I agree that there is arch-specific input to this optimization problem,
but that doesn't mean that the solution to it will be primarily
The arch-specific input we have is:
* Whether an atomic op (probably we'll be considering just RMW ops and
CAS) is significantly slower than non-atomic code plus a branch. For
example, the difference should be small on recent x86, but I assume it's
higher on PowerPC. We'd need a microbenchmark of some sort to track the
decision we make here.
* Whether an atomic op that's MT-Safe and AS-Safe is significantly
slower than an atomic op that's just AS-Safe. That needs a
microbenchmark as well. For example, x86 currently assumes this is the
case, but it's something we should revisit I guess.
* If the former is the case, we need arch-specific atomics (i.e.,
catomic_*) to make use of that.
Thus, we'd end up with two constants and potentially some arch-specific
variants. We could differentiate the constants as necessary per user
(e.g., make one that's malloc-specific), but I'd prefer not to, and that
can be done in the future.
With that in place, we can look at the atomics users and see how they
could exploit AS-Safe or AS-Unsafe+MT-Unsafe scenarios. We'd have a
normal branch and let the compiler remove the dead code (we can use the
preprocessor too, but I think that's worse).
That allows us to really look at what we can do differently in a
sequential-execution scenario -- so going beyond just tweaking one
atomic op at a time.
If we really need the single-atomic-op optimizations often, we can
consider adding something like catomic. That is, if, for example,
if (as_safe_atomics_faster) x+=1; else atomic_add(&x, 1);
is needed often, we can add something like catomic.
We might want to revisit current uses of catomic too.
> > malloc is currently marked as Async-Signal-Unsafe, but due to locks
> > elsewhere in the implementation. The MTSafety docs even talk about what
> > would be needed to make it AS-Safe. Your patch would prevent making it
> > AS-Safe. The catomic_add that you replace are AS-Safe, the sequential
> > code you add is not. Someone added those catomic_* and not sequential
> > code, so this is at least indication that there's a disconnect here.

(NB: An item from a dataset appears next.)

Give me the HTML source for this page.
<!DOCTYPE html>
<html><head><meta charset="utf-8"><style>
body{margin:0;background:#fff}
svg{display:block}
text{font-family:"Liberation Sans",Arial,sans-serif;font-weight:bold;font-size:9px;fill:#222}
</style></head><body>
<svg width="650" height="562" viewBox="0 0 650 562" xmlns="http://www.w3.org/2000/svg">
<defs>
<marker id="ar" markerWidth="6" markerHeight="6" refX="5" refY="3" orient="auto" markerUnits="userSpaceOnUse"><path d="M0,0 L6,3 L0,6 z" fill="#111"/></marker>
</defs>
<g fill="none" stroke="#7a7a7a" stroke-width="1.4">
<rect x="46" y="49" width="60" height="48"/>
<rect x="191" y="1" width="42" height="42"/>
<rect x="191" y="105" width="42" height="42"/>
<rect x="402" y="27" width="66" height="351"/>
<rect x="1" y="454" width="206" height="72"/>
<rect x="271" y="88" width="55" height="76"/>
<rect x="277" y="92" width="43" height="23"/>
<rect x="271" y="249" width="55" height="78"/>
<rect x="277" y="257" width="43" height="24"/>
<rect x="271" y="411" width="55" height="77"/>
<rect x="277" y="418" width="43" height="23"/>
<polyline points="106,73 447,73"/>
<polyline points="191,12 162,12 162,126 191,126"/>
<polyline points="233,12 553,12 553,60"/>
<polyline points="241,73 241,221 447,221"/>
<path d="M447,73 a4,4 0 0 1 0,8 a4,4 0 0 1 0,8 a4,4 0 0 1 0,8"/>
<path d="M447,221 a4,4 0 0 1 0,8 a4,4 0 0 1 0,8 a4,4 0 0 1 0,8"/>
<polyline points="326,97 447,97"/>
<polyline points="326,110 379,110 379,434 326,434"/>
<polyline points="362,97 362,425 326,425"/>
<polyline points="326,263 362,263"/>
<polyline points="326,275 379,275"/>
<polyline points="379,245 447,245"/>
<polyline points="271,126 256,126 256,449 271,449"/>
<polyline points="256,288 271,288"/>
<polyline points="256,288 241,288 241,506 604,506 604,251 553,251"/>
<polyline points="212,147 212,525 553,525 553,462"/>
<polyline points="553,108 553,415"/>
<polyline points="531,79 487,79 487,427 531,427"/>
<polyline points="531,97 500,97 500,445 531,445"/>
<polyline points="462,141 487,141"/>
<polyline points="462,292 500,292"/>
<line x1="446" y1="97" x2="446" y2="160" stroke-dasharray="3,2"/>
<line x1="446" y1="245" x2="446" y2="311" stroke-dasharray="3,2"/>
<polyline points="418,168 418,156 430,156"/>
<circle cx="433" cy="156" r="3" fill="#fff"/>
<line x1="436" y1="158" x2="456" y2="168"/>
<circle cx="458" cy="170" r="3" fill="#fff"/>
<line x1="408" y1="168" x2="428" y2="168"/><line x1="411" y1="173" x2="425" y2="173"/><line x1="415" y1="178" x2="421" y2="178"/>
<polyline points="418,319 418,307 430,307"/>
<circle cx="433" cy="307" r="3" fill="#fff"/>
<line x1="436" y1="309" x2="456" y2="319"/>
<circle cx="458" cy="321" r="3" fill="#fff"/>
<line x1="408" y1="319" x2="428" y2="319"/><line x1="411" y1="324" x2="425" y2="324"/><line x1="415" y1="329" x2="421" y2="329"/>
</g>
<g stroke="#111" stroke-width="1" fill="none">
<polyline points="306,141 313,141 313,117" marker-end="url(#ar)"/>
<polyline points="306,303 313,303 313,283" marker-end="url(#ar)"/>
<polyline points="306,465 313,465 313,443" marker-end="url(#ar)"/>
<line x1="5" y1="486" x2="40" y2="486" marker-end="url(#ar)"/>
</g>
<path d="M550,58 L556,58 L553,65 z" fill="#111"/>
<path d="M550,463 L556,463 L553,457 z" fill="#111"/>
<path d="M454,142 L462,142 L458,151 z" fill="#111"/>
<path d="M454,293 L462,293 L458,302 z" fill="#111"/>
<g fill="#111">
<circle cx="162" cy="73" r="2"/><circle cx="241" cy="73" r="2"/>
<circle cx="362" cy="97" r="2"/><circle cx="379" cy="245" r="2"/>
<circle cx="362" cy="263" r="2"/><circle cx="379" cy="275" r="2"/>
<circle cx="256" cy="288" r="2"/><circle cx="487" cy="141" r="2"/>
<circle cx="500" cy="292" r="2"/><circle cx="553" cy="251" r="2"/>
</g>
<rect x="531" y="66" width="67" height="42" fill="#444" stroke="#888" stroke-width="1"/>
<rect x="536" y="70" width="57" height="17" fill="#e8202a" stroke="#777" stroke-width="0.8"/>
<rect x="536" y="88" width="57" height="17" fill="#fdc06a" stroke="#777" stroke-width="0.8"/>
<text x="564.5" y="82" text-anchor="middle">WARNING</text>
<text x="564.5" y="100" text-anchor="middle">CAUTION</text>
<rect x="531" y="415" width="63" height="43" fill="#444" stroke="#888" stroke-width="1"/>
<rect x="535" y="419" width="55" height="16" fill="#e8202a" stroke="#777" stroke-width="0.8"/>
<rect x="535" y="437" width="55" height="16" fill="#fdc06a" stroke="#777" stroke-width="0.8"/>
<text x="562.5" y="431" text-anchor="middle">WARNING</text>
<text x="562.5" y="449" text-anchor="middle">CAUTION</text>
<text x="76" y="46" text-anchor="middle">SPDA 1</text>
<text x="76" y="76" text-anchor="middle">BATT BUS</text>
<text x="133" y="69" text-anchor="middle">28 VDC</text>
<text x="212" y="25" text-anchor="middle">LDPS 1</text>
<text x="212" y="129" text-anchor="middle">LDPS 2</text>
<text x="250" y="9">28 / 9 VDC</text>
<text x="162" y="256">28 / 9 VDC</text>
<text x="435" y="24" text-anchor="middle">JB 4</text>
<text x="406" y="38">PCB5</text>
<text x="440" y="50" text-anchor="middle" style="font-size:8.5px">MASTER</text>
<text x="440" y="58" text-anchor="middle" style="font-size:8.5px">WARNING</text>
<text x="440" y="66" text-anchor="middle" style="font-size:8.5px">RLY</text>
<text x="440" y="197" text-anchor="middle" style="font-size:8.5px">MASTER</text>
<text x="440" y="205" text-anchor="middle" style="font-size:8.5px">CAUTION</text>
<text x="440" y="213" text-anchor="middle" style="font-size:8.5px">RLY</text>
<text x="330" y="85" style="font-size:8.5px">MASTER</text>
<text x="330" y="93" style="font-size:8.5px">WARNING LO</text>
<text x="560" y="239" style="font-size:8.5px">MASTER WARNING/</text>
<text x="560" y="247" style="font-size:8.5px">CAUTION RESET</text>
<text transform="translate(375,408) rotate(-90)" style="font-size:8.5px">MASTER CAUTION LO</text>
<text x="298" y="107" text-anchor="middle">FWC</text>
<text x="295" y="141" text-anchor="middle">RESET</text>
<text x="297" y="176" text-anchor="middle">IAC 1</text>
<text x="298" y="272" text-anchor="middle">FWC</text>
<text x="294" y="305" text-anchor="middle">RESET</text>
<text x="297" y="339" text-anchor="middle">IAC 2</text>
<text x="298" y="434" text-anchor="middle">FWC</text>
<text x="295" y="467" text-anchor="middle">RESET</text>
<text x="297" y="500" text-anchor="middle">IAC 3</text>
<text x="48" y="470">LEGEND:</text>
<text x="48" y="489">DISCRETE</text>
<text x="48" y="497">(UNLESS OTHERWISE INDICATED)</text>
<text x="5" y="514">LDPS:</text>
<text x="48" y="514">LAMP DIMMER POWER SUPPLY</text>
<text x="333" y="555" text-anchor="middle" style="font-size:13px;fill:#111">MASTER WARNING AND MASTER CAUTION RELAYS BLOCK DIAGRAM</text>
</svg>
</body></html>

> Another point to make this change arch specific.
Why? The motivation to use catomic might have been driven by
arch-specific properties, but you want to replace it with something
> And if we even make malloc
> functions AS-Safe in the future, the arch maintainer just need to reevaluate
> this change (since it will either make the optimization not required or make
> it unsafe).
Whether malloc is AS-Safe or not should never be arch-specific IMO. If
we use the constants as I outlined above, the malloc implementer can
just build code for the different HW performance scenarios, and all the
archs have to do is set the flags accordingly.
We could even further reduce the implementation overhead for the AS-Safe
MT-Unsafe atomics if using the newer GCC builtins for the C11 memory
model by adding support for as special memory order that just provides
> > You also add macros with nondescriptive names, that each have exactly
> > one use. There's no documentation for how they differ, and you don't
> > update the comments on the MT-Safe docs.
> >> x86 probably would kike an atomic.h refactor
> >> to avoid the double check for '__local_multiple_threads', but that is not
> >> the aim of this patch.
> > But your patch does introduce this, so you should take care of this as
> > well. I guess you wouldn't be happy if someone change x86 without
> > caring about Power?
> I will drop this patch and rework on a arch-specific one.
What do you think about the plan I outlined above?